Ces entreprises de type nouveau qui créent et animent l’illusion de l’argent facile ont réussi à convaincre bon nombre de nos concitoyens qu’on peut devenir très riche dans l’agriculture vivrière et maraîchère sans forcément travailler dans un champ. C’est une véritable insulte au travail de nos paysans qui s’échinent tous les jours dans les champs pour produire à la sueur de leur front.
En effet, il ne suffit pas d’être assis tranquillement dans son bureau, de souscrire au projet d’agrobusiness et en quelques semaines on réalise de super profits dans le domaine agricole. N’est-il pas illusoire de croire qu’on peut réaliser des bénéfices de plus 600% en quelques mois dans un projet ?
Pour certains des souscripteurs, cet espoir de gain rapide est devenu un cauchemar. Ils se sont lourdement endettés auprès de leurs banques ou de leurs amis pour investir dans ce rêve.
Le moment est venu d’attirer l’attention de nos concitoyens sur ces phénomènes d’enrichissement rapide et facile.
Pour tenter de limiter les dégâts et sauver ceux qui peuvent encore l’être, le Gouvernement ivoirien a, dans un premier temps, fait geler les comptes des entreprises et demander à tous les milliers de souscripteurs de se faire recenser. Le Gouvernement a décidé que les remboursements vont démarrer avant la fin de ce mois de février 2017.

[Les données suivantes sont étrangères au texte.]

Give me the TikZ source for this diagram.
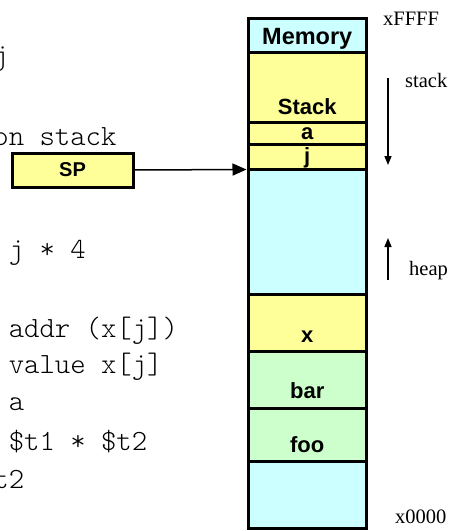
\documentclass[tikz,border=0pt]{standalone}
\usepackage{fontspec}
\setmainfont{Liberation Serif}
\setsansfont{Liberation Sans}
\newfontfamily\codefont{Latin Modern Mono Light}
\usetikzlibrary{arrows.meta}
\definecolor{memcyan}{HTML}{CCFFFF}
\definecolor{memyellow}{HTML}{FFFF99}
\definecolor{memgreen}{HTML}{CCFFCC}
\tikzset{
  cell/.style={draw, line width=3pt, minimum width=118.5pt, inner sep=0pt, outer sep=0pt, anchor=north},
  celltext/.style={font=\sffamily\bfseries\fontsize{22}{26}\selectfont, anchor=base, inner sep=0pt},
  code/.style={font=\codefont\fontsize{29.3}{34}\selectfont, anchor=base west, inner sep=0pt},
  addr/.style={font=\fontsize{20.5}{24}\selectfont, anchor=base west, inner sep=0pt},
}
\begin{document}
\begin{tikzpicture}[x=1pt,y=-1pt]
\useasboundingbox (0,0) rectangle (451,531);
\clip (0,0) rectangle (451,531);
% code lines, cut off at the left edge
\node[code] (c1) at (-6.8,64) {j};
\node[code] (c2) at (-6.8,145) {on stack};
\node[code] (c3) at (8.6,258) {j * 4};
\node[code] (c4) at (8.6,337) {addr (x[j])};
\node[code] (c5) at (8.6,373) {value x[j]};
\node[code] (c6) at (8.6,410) {a};
\node[code] (c7) at (8.6,450) {\$t1 * \$t2};
\node[code] (c8) at (-6.8,488) {t2};
% memory column
\node[cell, fill=memcyan, minimum height=33.5pt] (mem) at (307.25,18.5) {};
\node[cell, fill=memyellow, minimum height=70.5pt] (stk) at (mem.south) {};
\node[cell, fill=memyellow, minimum height=22pt] (acell) at (stk.south) {};
\node[cell, fill=memyellow, minimum height=25pt] (jcell) at (acell.south) {};
\node[cell, fill=memcyan, minimum height=125pt] (free) at (jcell.south) {};
\node[cell, fill=memyellow, minimum height=57pt] (xcell) at (free.south) {};
\node[cell, fill=memgreen, minimum height=56.5pt] (bar) at (xcell.south) {};
\node[cell, fill=memgreen, minimum height=53pt] (foo) at (bar.south) {};
\node[cell, fill=memcyan, minimum height=67pt] (low) at (foo.south) {};
\node[celltext, font=\sffamily\bfseries\fontsize{23.5}{26}\selectfont] (memlbl) at ([yshift=8pt]mem.south) {Memory};
\node[celltext] (stklbl) at ([yshift=8pt]stk.south) {Stack};
\node[celltext] (albl) at ([yshift=5pt]acell.south) {a};
\node[celltext] (jlbl) at ([yshift=6pt]jcell.south) {j};
\node[celltext] (xlbl) at ([yshift=9pt]xcell.south) {x};
\node[celltext] (barlbl) at ([yshift=10pt]bar.south) {bar};
\node[celltext] (foolbl) at ([yshift=8.5pt]foo.south) {foo};
% stack pointer
\node[draw, line width=3pt, fill=memyellow, minimum width=121pt, minimum height=34pt,
  inner sep=0pt, outer sep=0pt, font=\sffamily\bfseries\fontsize{20}{24}\selectfont] (sp) at (72.5,170) {SP};
\draw[line width=1.5pt, shorten >=1.5pt, -{Triangle[length=14pt,width=12pt]}] (sp.east) -- (jcell.south west);
% growth directions
\node[addr] (hi) at (383,25) {xFFFF};
\node[addr] (stackdir) at (405,87) {stack};
\node[addr] (heapdir) at (409,275) {heap};
\node[addr] (lo) at (395,523) {x0000};
\coordinate (stacktop) at (388,78);
\coordinate (stackend) at (388,165);
\coordinate (heapbot) at (388,280);
\coordinate (heapend) at (388,238);
\draw[line width=1.5pt, -{Triangle[length=9pt,width=7pt]}] (stacktop) -- (stackend);
\draw[line width=1.5pt, -{Triangle[length=9pt,width=7pt]}] (heapbot) -- (heapend);
\end{tikzpicture}
\end{document}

Ce qui est incompréhensible, ce sont ces mouvements et marches des souscripteurs qui refusent d’être sauvés par l’Etat. Ils veulent que les entreprises d’agrobusiness continuent de les gruger. Ils préfèrent vivre dans le rêve permanent de l’enrichissement rapide et facile sans travail.
Nous faisons remarquer que pour donner satisfaction aux dizaines de milliers de leurs souscripteurs, les entreprises d’agrobusiness n’auront pas assez de terres arables disponibles en Côte d’Ivoire pour créer les plantations promises à leurs clients.
Cela aurait dû faire prendre conscience du caractère illusoire du projet. Le plus surréaliste dans cette affaire d’agrobusiness, c’est qu’il existe des hommes politiques ivoiriens qui veulent profiter du désarroi actuel des souscripteurs.
En effet, lors de sa dernière conférence de presse Monsieur Affi Nguessan, le Président d’une des factions du Front Populaire Ivoirien (FPI), tente de faire porter le chapeau de la mésaventure des souscripteurs au Gouvernement.
Cette nième maladresse de Monsieur Affi prouve qu’il a une totale méconnaissance des règles économiques de base. On ne le répétera jamais assez. Il existe une règle économique qui ne changera jamais ni dans le temps, ni dans l’espace : c’est le travail qui produit le bien et c’est l’échange de ce bien qui permet de gagner de l’argent. Toute autre forme d’enrichissement est soit illicite soit éphémère ou illusoire.
Au passage, nous faisons remarquer que l’Etat n’a envoyé personne ni encourager certains de nos compatriotes à aller souscrire à cette opération d’agrobusiness. Donc, l’Etat dans sa volonté de limiter les dégâts ne peut être tenu pour responsable du désarroi des souscripteurs.
Le Ministre Joël NGUESSAN
Secrétaire Général adjoint du RDR, chargé de la communication, Porte-parole ».